Representing French music in LCS’s Anglo-French Entente Musicale on July 9th will be choral and instrumental works by Charles-Marie Widor, Lili Boulanger and Louis Vierne.
The three composers had strong links with each other: Widor first took Vierne under his wing as a pupil in his organ class and then appointed him as his assistant organist. Vierne himself became organ teacher to both Lili Boulanger and her elder sister Nadia.
Lili Boulanger suffered from illness throughout her life. Despite being 5 feet 9 inches tall, she emphasised her physical frailty by naming herself “petite Lili” and “Bébé”. Nevertheless her strength of will and determination to succeed despite adversity led her to shine in a man’s world, becoming through her compositions the first woman to win the highly prestigious Premier Grand Prix de Rome.
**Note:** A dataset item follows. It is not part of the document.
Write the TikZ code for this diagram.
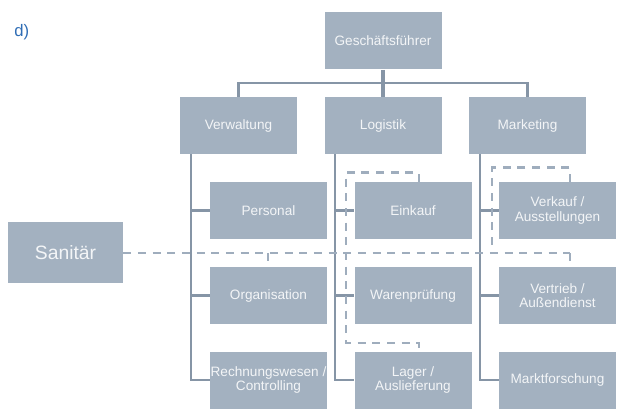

While Lili sadly died at the early age of 24, both Vierne and Widor had long and distinguished careers as organists. Vierne was titular organist at Paris’s Notre Dame Cathedral for 37 years, and Widor held the same post at St Sulpice Church in Paris for nearly 64 years, playing until he was 90.
Vierne playing Bach at the Notre Dame organ in 1934:
Two years previously, at the age of 88, Widor plays the famous Toccata from his 5th Organ Symphony at the St Sulpice organ:
The composer was unhappy about the speedy pace at which many organists played the piece, he himself preferring a much more stately tempo.
Some years ago a radio announcer rather made fun of what he obviously thought was Widor’s snail’s pace by starting up the recording, intercutting it with something else and returning to it some minutes later to find the old boy still some way from the conclusion of his toccata!